Where the Real Opportunity Lies
The greatest value from agentic AI will not come from automating individual tasks. It will come from connecting intelligence across business processes that have historically operated in silos.
Consider the procure-to-pay lifecycle. Most organisations still manage requisitions, sourcing, supplier onboarding, contract management, invoice processing, and payment approvals through a combination of disconnected systems, manual interventions, and departmental handoffs. Every handoff introduces delays, errors, and visibility gaps.
An agentic AI system can operate across these boundaries. If an invoice arrives with a pricing discrepancy, the system can automatically review contract terms, compare historical purchase orders, validate goods receipt information, identify the likely root cause, and initiate resolution workflows. Instead of several teams spending days coordinating activities, the issue can be resolved in minutes.
The impact extends beyond efficiency. It improves compliance, strengthens controls, reduces leakage, and accelerates decision-making.
Process Context Is the Differentiator
One of the most common failure modes in enterprise AI initiatives is the absence of business context.
A model trained on generic information may generate impressive outputs, but finance and procurement decisions require a deep understanding of organisational policies, approval hierarchies, supplier agreements, segregation-of-duty requirements, and regulatory obligations.
An AI system that recommends a payment action without understanding cash management priorities or contractual payment terms can create risk rather than value.
This is why successful agentic AI deployments are embedded within the operational fabric of the enterprise. They are connected to ERP systems, supplier networks, contract repositories, and workflow platforms. They understand not only data but also the business processes that govern that data.

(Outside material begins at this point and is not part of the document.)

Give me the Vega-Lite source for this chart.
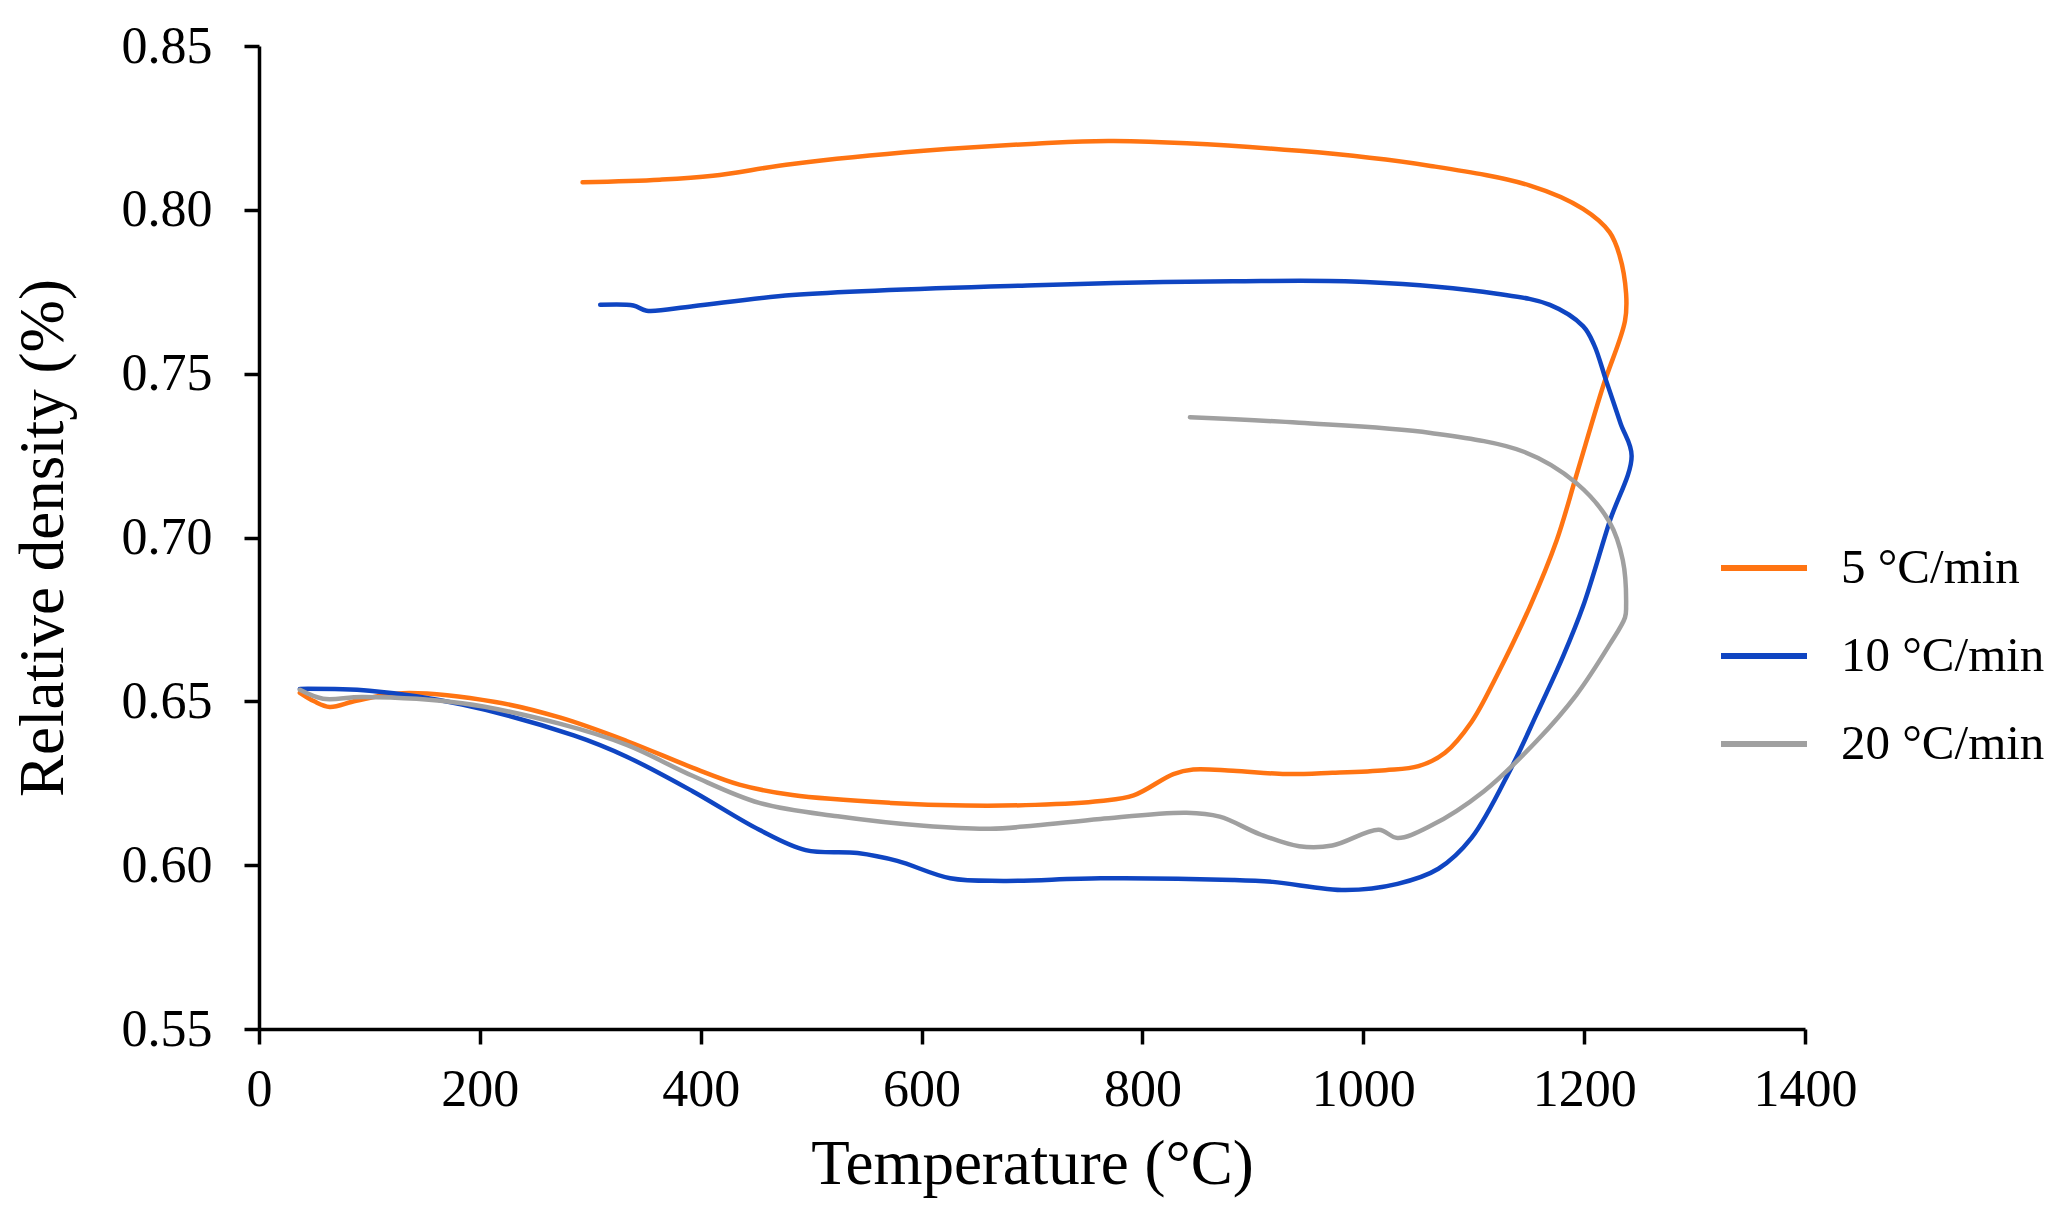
{
  "$schema": "https://vega.github.io/schema/vega-lite/v6.json",
  "autosize": {"type": "none"},
  "width": 1546,
  "height": 983,
  "padding": {"left": 259, "top": 46, "right": 266, "bottom": 183},
  "background": "#ffffff",
  "config": {
    "view": {"stroke": null},
    "font": "Liberation Serif",
    "axis": {
      "grid": false,
      "domainColor": "#000000",
      "domainWidth": 3.5,
      "tickColor": "#000000",
      "tickWidth": 3.5,
      "tickSize": 15,
      "labelColor": "#000000",
      "labelFont": "Liberation Serif",
      "labelFontSize": 52,
      "titleColor": "#000000",
      "titleFont": "Liberation Serif",
      "titleFontSize": 63,
      "titleFontWeight": "normal"
    }
  },
  "data": {
    "values": [
      {"s": "5 °C/min", "i": 1, "T": 37, "d": 0.6526},
      {"s": "5 °C/min", "i": 2, "T": 50, "d": 0.6500},
      {"s": "5 °C/min", "i": 3, "T": 64, "d": 0.6483},
      {"s": "5 °C/min", "i": 4, "T": 88, "d": 0.6502},
      {"s": "5 °C/min", "i": 5, "T": 130, "d": 0.6525},
      {"s": "5 °C/min", "i": 6, "T": 214, "d": 0.6498},
      {"s": "5 °C/min", "i": 7, "T": 273, "d": 0.6450},
      {"s": "5 °C/min", "i": 8, "T": 333, "d": 0.6379},
      {"s": "5 °C/min", "i": 9, "T": 393, "d": 0.6297},
      {"s": "5 °C/min", "i": 10, "T": 435, "d": 0.6246},
      {"s": "5 °C/min", "i": 11, "T": 483, "d": 0.6214},
      {"s": "5 °C/min", "i": 12, "T": 572, "d": 0.6190},
      {"s": "5 °C/min", "i": 13, "T": 640, "d": 0.6182},
      {"s": "5 °C/min", "i": 14, "T": 703, "d": 0.6184},
      {"s": "5 °C/min", "i": 15, "T": 762, "d": 0.6196},
      {"s": "5 °C/min", "i": 16, "T": 792, "d": 0.6213},
      {"s": "5 °C/min", "i": 17, "T": 828, "d": 0.6278},
      {"s": "5 °C/min", "i": 18, "T": 846, "d": 0.6292},
      {"s": "5 °C/min", "i": 19, "T": 882, "d": 0.6288},
      {"s": "5 °C/min", "i": 20, "T": 930, "d": 0.6278},
      {"s": "5 °C/min", "i": 21, "T": 972, "d": 0.6282},
      {"s": "5 °C/min", "i": 22, "T": 1020, "d": 0.6290},
      {"s": "5 °C/min", "i": 23, "T": 1050, "d": 0.6302},
      {"s": "5 °C/min", "i": 24, "T": 1074, "d": 0.6343},
      {"s": "5 °C/min", "i": 25, "T": 1098, "d": 0.6437},
      {"s": "5 °C/min", "i": 26, "T": 1121, "d": 0.6579},
      {"s": "5 °C/min", "i": 27, "T": 1151, "d": 0.6790},
      {"s": "5 °C/min", "i": 28, "T": 1175, "d": 0.6990},
      {"s": "5 °C/min", "i": 29, "T": 1193, "d": 0.7190},
      {"s": "5 °C/min", "i": 30, "T": 1217, "d": 0.7460},
      {"s": "5 °C/min", "i": 31, "T": 1237, "d": 0.7661},
      {"s": "5 °C/min", "i": 32, "T": 1238, "d": 0.7744},
      {"s": "5 °C/min", "i": 33, "T": 1232, "d": 0.7862},
      {"s": "5 °C/min", "i": 34, "T": 1223, "d": 0.7932},
      {"s": "5 °C/min", "i": 35, "T": 1199, "d": 0.8003},
      {"s": "5 °C/min", "i": 36, "T": 1151, "d": 0.8074},
      {"s": "5 °C/min", "i": 37, "T": 1061, "d": 0.8134},
      {"s": "5 °C/min", "i": 38, "T": 942, "d": 0.8180},
      {"s": "5 °C/min", "i": 39, "T": 774, "d": 0.8210},
      {"s": "5 °C/min", "i": 40, "T": 703, "d": 0.8202},
      {"s": "5 °C/min", "i": 41, "T": 602, "d": 0.8180},
      {"s": "5 °C/min", "i": 42, "T": 483, "d": 0.8140},
      {"s": "5 °C/min", "i": 43, "T": 411, "d": 0.8104},
      {"s": "5 °C/min", "i": 44, "T": 363, "d": 0.8092},
      {"s": "5 °C/min", "i": 45, "T": 293, "d": 0.8084},

      {"s": "10 °C/min", "i": 1, "T": 37, "d": 0.6538},
      {"s": "10 °C/min", "i": 2, "T": 100, "d": 0.6532},
      {"s": "10 °C/min", "i": 3, "T": 184, "d": 0.6490},
      {"s": "10 °C/min", "i": 4, "T": 285, "d": 0.6396},
      {"s": "10 °C/min", "i": 5, "T": 333, "d": 0.6331},
      {"s": "10 °C/min", "i": 6, "T": 393, "d": 0.6225},
      {"s": "10 °C/min", "i": 7, "T": 453, "d": 0.6108},
      {"s": "10 °C/min", "i": 8, "T": 495, "d": 0.6046},
      {"s": "10 °C/min", "i": 9, "T": 542, "d": 0.6037},
      {"s": "10 °C/min", "i": 10, "T": 578, "d": 0.6013},
      {"s": "10 °C/min", "i": 11, "T": 626, "d": 0.5960},
      {"s": "10 °C/min", "i": 12, "T": 674, "d": 0.5952},
      {"s": "10 °C/min", "i": 13, "T": 762, "d": 0.5960},
      {"s": "10 °C/min", "i": 14, "T": 882, "d": 0.5955},
      {"s": "10 °C/min", "i": 15, "T": 918, "d": 0.5949},
      {"s": "10 °C/min", "i": 16, "T": 984, "d": 0.5924},
      {"s": "10 °C/min", "i": 17, "T": 1031, "d": 0.5943},
      {"s": "10 °C/min", "i": 18, "T": 1068, "d": 0.5989},
      {"s": "10 °C/min", "i": 19, "T": 1098, "d": 0.6083},
      {"s": "10 °C/min", "i": 20, "T": 1134, "d": 0.6297},
      {"s": "10 °C/min", "i": 21, "T": 1157, "d": 0.6461},
      {"s": "10 °C/min", "i": 22, "T": 1181, "d": 0.6638},
      {"s": "10 °C/min", "i": 23, "T": 1199, "d": 0.6790},
      {"s": "10 °C/min", "i": 24, "T": 1223, "d": 0.7048},
      {"s": "10 °C/min", "i": 25, "T": 1243, "d": 0.7249},
      {"s": "10 °C/min", "i": 26, "T": 1233, "d": 0.7348},
      {"s": "10 °C/min", "i": 27, "T": 1220, "d": 0.7478},
      {"s": "10 °C/min", "i": 28, "T": 1209, "d": 0.7588},
      {"s": "10 °C/min", "i": 29, "T": 1199, "d": 0.7645},
      {"s": "10 °C/min", "i": 30, "T": 1169, "d": 0.7710},
      {"s": "10 °C/min", "i": 31, "T": 1121, "d": 0.7744},
      {"s": "10 °C/min", "i": 32, "T": 1002, "d": 0.7780},
      {"s": "10 °C/min", "i": 33, "T": 882, "d": 0.7782},
      {"s": "10 °C/min", "i": 34, "T": 703, "d": 0.7770},
      {"s": "10 °C/min", "i": 35, "T": 483, "d": 0.7740},
      {"s": "10 °C/min", "i": 36, "T": 393, "d": 0.7706},
      {"s": "10 °C/min", "i": 37, "T": 351, "d": 0.7692},
      {"s": "10 °C/min", "i": 38, "T": 339, "d": 0.7708},
      {"s": "10 °C/min", "i": 39, "T": 309, "d": 0.7710},

      {"s": "20 °C/min", "i": 1, "T": 37, "d": 0.6535},
      {"s": "20 °C/min", "i": 2, "T": 58, "d": 0.6508},
      {"s": "20 °C/min", "i": 3, "T": 94, "d": 0.6513},
      {"s": "20 °C/min", "i": 4, "T": 184, "d": 0.6494},
      {"s": "20 °C/min", "i": 5, "T": 273, "d": 0.6431},
      {"s": "20 °C/min", "i": 6, "T": 333, "d": 0.6367},
      {"s": "20 °C/min", "i": 7, "T": 393, "d": 0.6272},
      {"s": "20 °C/min", "i": 8, "T": 453, "d": 0.6190},
      {"s": "20 °C/min", "i": 9, "T": 524, "d": 0.6149},
      {"s": "20 °C/min", "i": 10, "T": 602, "d": 0.6120},
      {"s": "20 °C/min", "i": 11, "T": 662, "d": 0.6111},
      {"s": "20 °C/min", "i": 12, "T": 703, "d": 0.6121},
      {"s": "20 °C/min", "i": 13, "T": 762, "d": 0.6141},
      {"s": "20 °C/min", "i": 14, "T": 840, "d": 0.6160},
      {"s": "20 °C/min", "i": 15, "T": 870, "d": 0.6148},
      {"s": "20 °C/min", "i": 16, "T": 906, "d": 0.6095},
      {"s": "20 °C/min", "i": 17, "T": 942, "d": 0.6058},
      {"s": "20 °C/min", "i": 18, "T": 972, "d": 0.6060},
      {"s": "20 °C/min", "i": 19, "T": 1014, "d": 0.6108},
      {"s": "20 °C/min", "i": 20, "T": 1031, "d": 0.6083},
      {"s": "20 °C/min", "i": 21, "T": 1061, "d": 0.6120},
      {"s": "20 °C/min", "i": 22, "T": 1109, "d": 0.6225},
      {"s": "20 °C/min", "i": 23, "T": 1157, "d": 0.6379},
      {"s": "20 °C/min", "i": 24, "T": 1193, "d": 0.6520},
      {"s": "20 °C/min", "i": 25, "T": 1223, "d": 0.6673},
      {"s": "20 °C/min", "i": 26, "T": 1237, "d": 0.6756},
      {"s": "20 °C/min", "i": 27, "T": 1238, "d": 0.6790},
      {"s": "20 °C/min", "i": 28, "T": 1235, "d": 0.6931},
      {"s": "20 °C/min", "i": 29, "T": 1223, "d": 0.7047},
      {"s": "20 °C/min", "i": 30, "T": 1193, "d": 0.7166},
      {"s": "20 °C/min", "i": 31, "T": 1146, "d": 0.7261},
      {"s": "20 °C/min", "i": 32, "T": 1061, "d": 0.7319},
      {"s": "20 °C/min", "i": 33, "T": 942, "d": 0.7350},
      {"s": "20 °C/min", "i": 34, "T": 843, "d": 0.7367}
    ]
  },
  "mark": {"type": "line", "strokeWidth": 4.5, "interpolate": "catmull-rom", "strokeCap": "round"},
  "encoding": {
    "x": {
      "field": "T",
      "type": "quantitative",
      "title": "Temperature (°C)",
      "scale": {"domain": [0, 1400], "nice": false, "zero": false},
      "axis": {"values": [0, 200, 400, 600, 800, 1000, 1200, 1400], "format": "d", "labelPadding": 20, "titlePadding": 18, "labelFlush": false}
    },
    "y": {
      "field": "d",
      "type": "quantitative",
      "title": "Relative density (%)",
      "scale": {"domain": [0.55, 0.85], "nice": false, "zero": false},
      "axis": {"values": [0.55, 0.6, 0.65, 0.7, 0.75, 0.8, 0.85], "format": ".2f", "labelPadding": 32, "titlePadding": 46, "labelFlush": false}
    },
    "color": {
      "field": "s",
      "type": "nominal",
      "scale": {
        "domain": ["5 °C/min", "10 °C/min", "20 °C/min"],
        "range": ["#ff7412", "#0f45c2", "#a0a0a0"]
      },
      "legend": {
        "title": null,
        "orient": "none",
        "legendX": 1459,
        "legendY": 476,
        "padding": 0,
        "symbolType": "stroke",
        "symbolSize": 7396,
        "symbolStrokeWidth": 6,
        "labelFont": "Liberation Serif",
        "labelFontSize": 49,
        "labelColor": "#000000",
        "labelOffset": 31,
        "rowPadding": 17,
        "labelLimit": 400
      }
    },
    "order": {"field": "i", "type": "quantitative"}
  }
}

Organisations that attempt to layer AI on top of fragmented processes often achieve disappointing outcomes. Those that use AI as a catalyst to improve process discipline, data quality, and governance create a foundation for sustainable value.

Governance Is Not Optional
As AI systems become capable of making increasingly consequential decisions, governance becomes more important, not less.
Finance and procurement leaders must establish clear boundaries around autonomous actions. Human-in-the-loop controls, audit trails, explainability standards, exception management frameworks, and role-based access controls are essential components of responsible deployment.
The objective should not be to eliminate human oversight. Instead, organisations should focus on ensuring that human attention is directed toward high-value decisions while routine activities are handled autonomously.
This balance is particularly important in areas such as vendor onboarding, payment approvals, contract interpretation, and compliance monitoring, where errors can have financial, legal, or reputational consequences.
Leading organisations are already establishing AI governance councils, defining acceptable use cases, creating escalation frameworks, and developing performance metrics that evaluate both operational outcomes and risk exposure.
Where Leaders Should Start
For most organisations, the journey toward agentic AI should begin with targeted, high-friction processes rather than enterprise-wide transformation programmes.
The best starting points are workflows characterised by high transaction volumes, repetitive decision-making, significant manual effort, and measurable business impact. Accounts payable exception handling, supplier onboarding, contract compliance monitoring, procurement help desks, and spend analytics are often strong candidates.
Success in these areas creates organisational confidence, generates measurable returns, and establishes the governance practices needed for broader adoption.
The transition from automation to autonomy is not a destination. It is a strategic direction. Enterprises that begin moving thoughtfully in that direction today will build a meaningful advantage in operational speed, cost discipline, compliance, and decision quality over the next three to five years. As agentic AI matures, the organisations that combine intelligent technology with strong process governance will be the ones that capture its full value.